MSU hasn’t had a DL drafted in the first round since Fletcher Cox in 2012. It hasn’t had 2 defensive players taken in the first round since 1982. So this spring is unique.
Chauncey Rivers, an original 4-star Georgia signee in 2015, is a likely candidate to plug one of the holes. There are other 4-stars who have waited for an opportunity.
Ole Miss: How much does Jerrion Ealy like baseball?
The Rebels held off late charges from other pursuers to sign Ealy. That’s the good news. Can they hold off Major League Baseball, too? Ealy entered his senior season as a projected first-round draft pick in June. Those signing bonuses start at $2M. A Top 10 pick could earn twice that.
Ealy, an outfielder whom MLB.com ranked the No. 18 prospect in the draft class, has said money won’t be a deciding factor. We’ll see. It’s extremely rare for position players to walk away from that money.
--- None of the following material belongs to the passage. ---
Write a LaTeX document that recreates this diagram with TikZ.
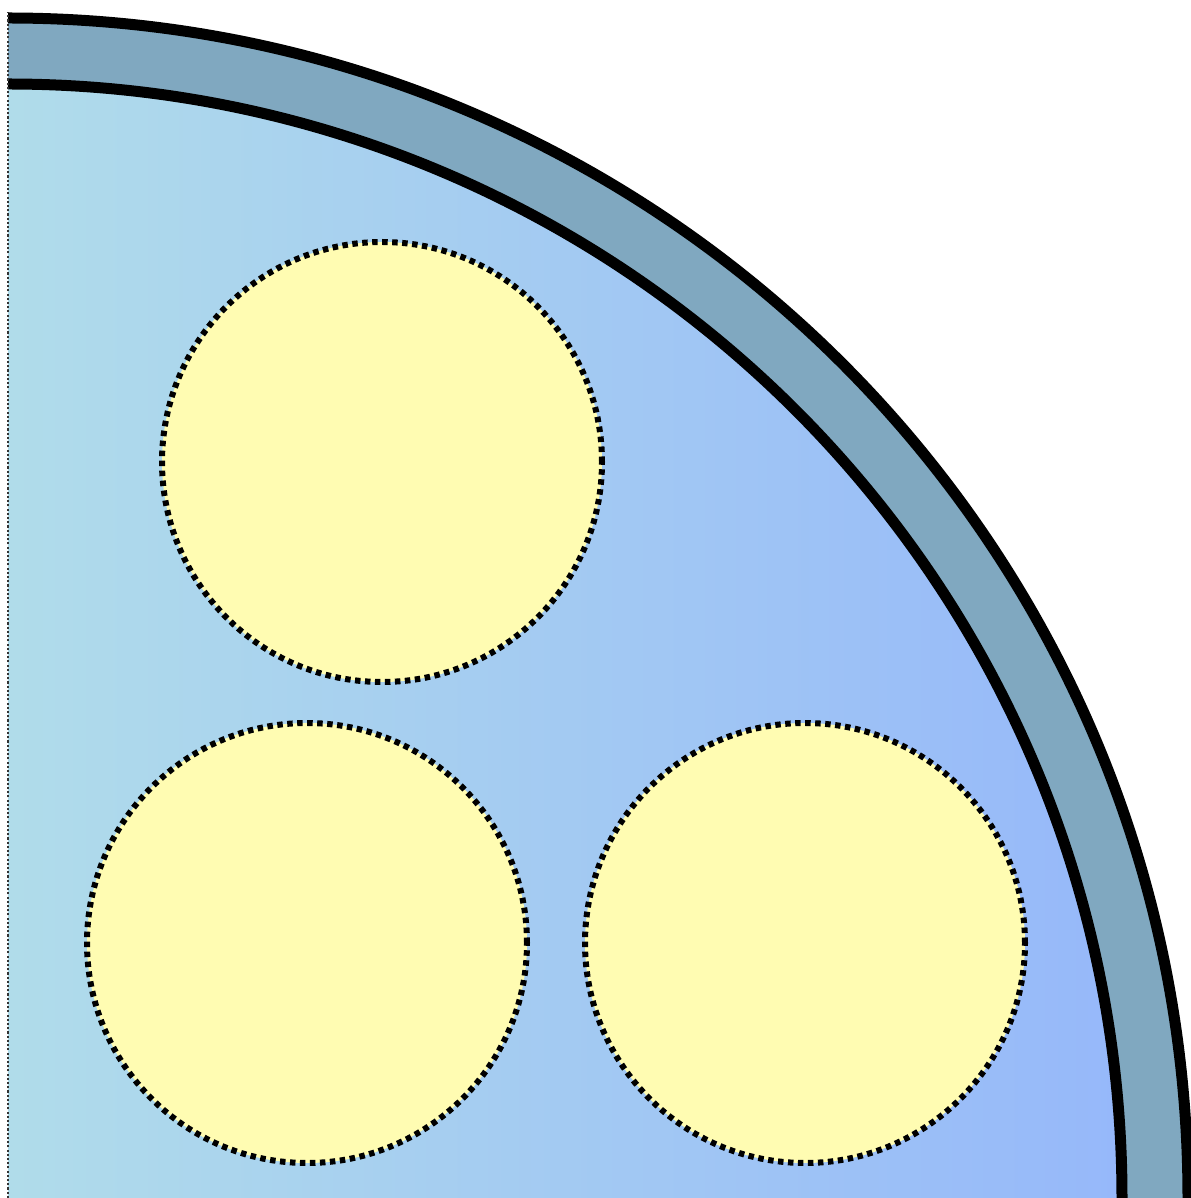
\documentclass[tikz,border=0pt]{standalone}
\usepackage{xcolor}
\usetikzlibrary{positioning}

\definecolor{ringblue}{RGB}{128,168,192}
\definecolor{coreleft}{RGB}{176,220,234}
\definecolor{coreright}{RGB}{150,184,250}
\definecolor{strandyellow}{RGB}{255,252,178}

\begin{document}
\begin{tikzpicture}[
    x=0.02cm, y=0.02cm,
    wall/.style={draw=black, line width=0.22cm},
    strand/.style={fill=strandyellow, draw=black, line width=0.12cm,
      dash pattern=on 0.11cm off 0.09cm},
    edge cut/.style={draw=black!80, line width=0.8pt, dash pattern=on 1.2pt off 1.2pt},
  ]

  \useasboundingbox (0,0) rectangle (1191,1198);
  \coordinate (O) at (8,0);

  % Outer ring
  \fill[ringblue] (8,1180) arc[start angle=90, end angle=0, radius=1180]
    -- (1122,0) arc[start angle=0, end angle=90, radius=1114] -- cycle;

  % Inner core
  \shade[left color=coreleft, right color=coreright]
    (O) -- (8,1114) arc[start angle=90, end angle=0, radius=1114] -- cycle;

  % Ring walls
  \draw[wall] (8,1180) arc[start angle=90, end angle=0, radius=1180];
  \draw[wall] (8,1114) arc[start angle=90, end angle=0, radius=1114];

  % Cut edge
  \draw[edge cut] (O) -- (8,1186);

  % Strands
  \draw[strand] (382,736) circle[radius=220];
  \draw[strand] (307,255) circle[radius=220];
  \draw[strand] (805,255) circle[radius=220];

\end{tikzpicture}
\end{document}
Another factor: Ealy’s position. Running backs are at risk every play. He’ll likely have to choose signing bonus and pro baseball or football.
Texas A&M: Who emerges as RB1?
The Aggies and Mississippi State both were hit hard by personnel losses, especially on defense.
So while Jimbo Fisher and defensive coordinator Mike Elko will have many questions to answer on that side of the ball, the most drama will involve the race to replace Trayveon Williams as RB1.
It’s possible that Fisher develops some type of rotation between the returnees and hyped recruits.
But that’s not usually Fisher’s style. At FSU, only once did he have 2 RBs get more than 120 carries apiece in the same season. Georgia, by comparison, has had 2 RBs get at least 130 carries apiece each of the past 3 seasons. Alabama had 3 get at least 110 apiece last season.
It’s highly likely that Kellen Mond, second last year with 149 attempts, again will have more rushes than the Aggies’ RB2.
Fisher isn’t afraid to play freshmen, either. Jashaun Corbin will enter spring as the top contender for RB1, but if in-state standout Isaiah Spiller shows he’s ready in fall camp, he’ll play.
One thing is for sure: Fisher isn’t going to abandon the run.